Tuesday, January 17, 2017

Brantley, Byron, Bennett, Blake, Boden, Braden

Brennamae, Brynlee, Blodwyn, Brandalynn, Brooklynn

Thursday, January 12, 2017

Life is:

Sad, red and green bulbs floundering in the lukewarm rain, struggling to conjure up Christmas on someone's front porch. On January 12.

The moon – is that really the moon? A dim, diffused luminescence, spayed of clarity or myth, hovering sickly on the fringes of a sympathetic cloud.

The stripped square of land which promised to be the site of a home. Promised, never delivered. Broken, crumbled clay, tufts of horse grass, terminating in a blank wall of trees. Just like life. Rocky, unvaried desolation which ends not in peace, but complete, impenetrable unknown.

Indefinable lights in the hillside opposite. Windows? Porchlights? Garages? Streetlights? A nuclear power plant lends its characteristic charm.

A stretch of silvery road – a thin sheet of liquid patina on soft, crumbly ridges, everything given a moonlight sheen. He who enters here learns the miracle of walking on water.

A teacher becomes invincible, because he is expected to be.
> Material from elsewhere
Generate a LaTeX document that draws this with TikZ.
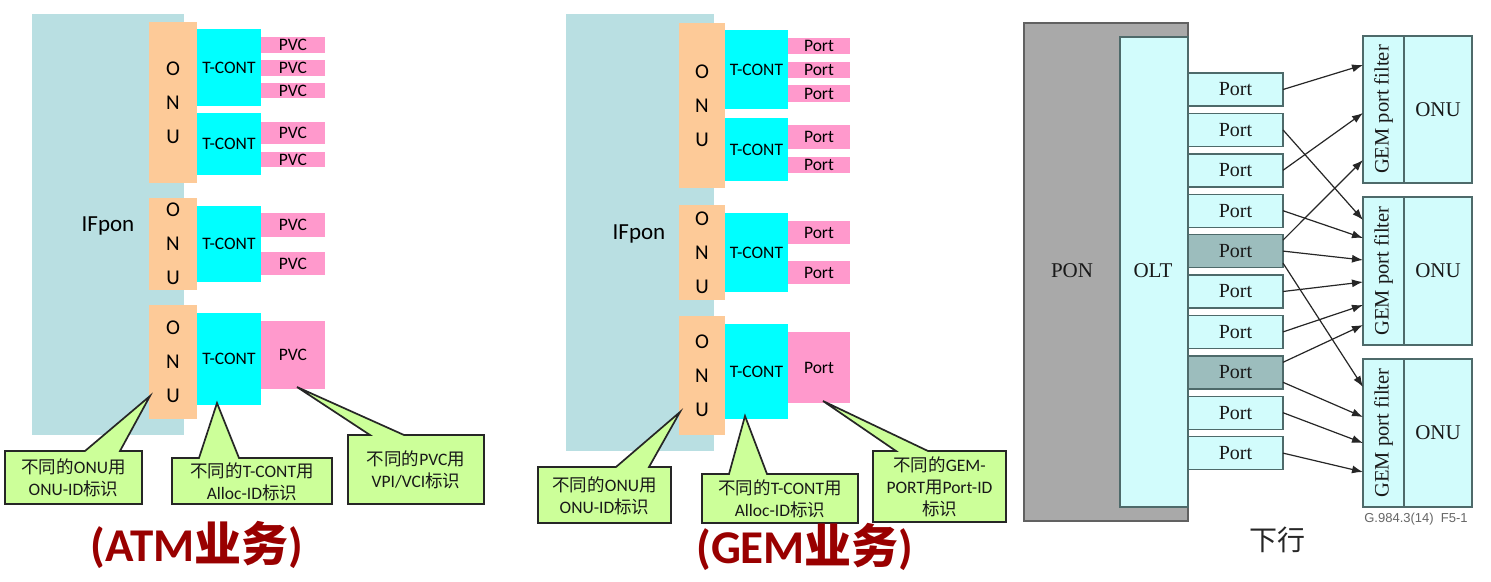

The apparition. Sudden, silent, stalking. A shadow? A shade. Less to be feared, more to be pondered. Is it me? Am I it?


Saturday, January 7, 2017

A rich old fellow walks from his village into a nearby graveyard at sunset and sits upon a bench. Looking at the copper silhouettes of the headstones against a smoky red sky, he astutely observes: "Though he may try again and again, night after night, the devil's fires will never consume those who sleep safely hid beneath-ground." Sure enough, as he rises to leave, the sun's ember glow impotently slips below the horizon, and the grave markers immediately escape the smoldering light, like a household's evening windows all-at-once darkened into secure oblivion. But, as the satisfied fellow turns to go, something catches his attention. He starts, then gasps. A single edifice still burns with reddish lustre. Looking up, he beholds it: Perched high upon a marble mausoleum, caught in the calculating sun's last persisting rays, languishes the weather-scarred shape of a stone cross. Immediately, the man cries out, falls over dead, and the village's six church bells each toll six knells, re-echoed once apiece by the hill upon which the now-dark graveyard stands.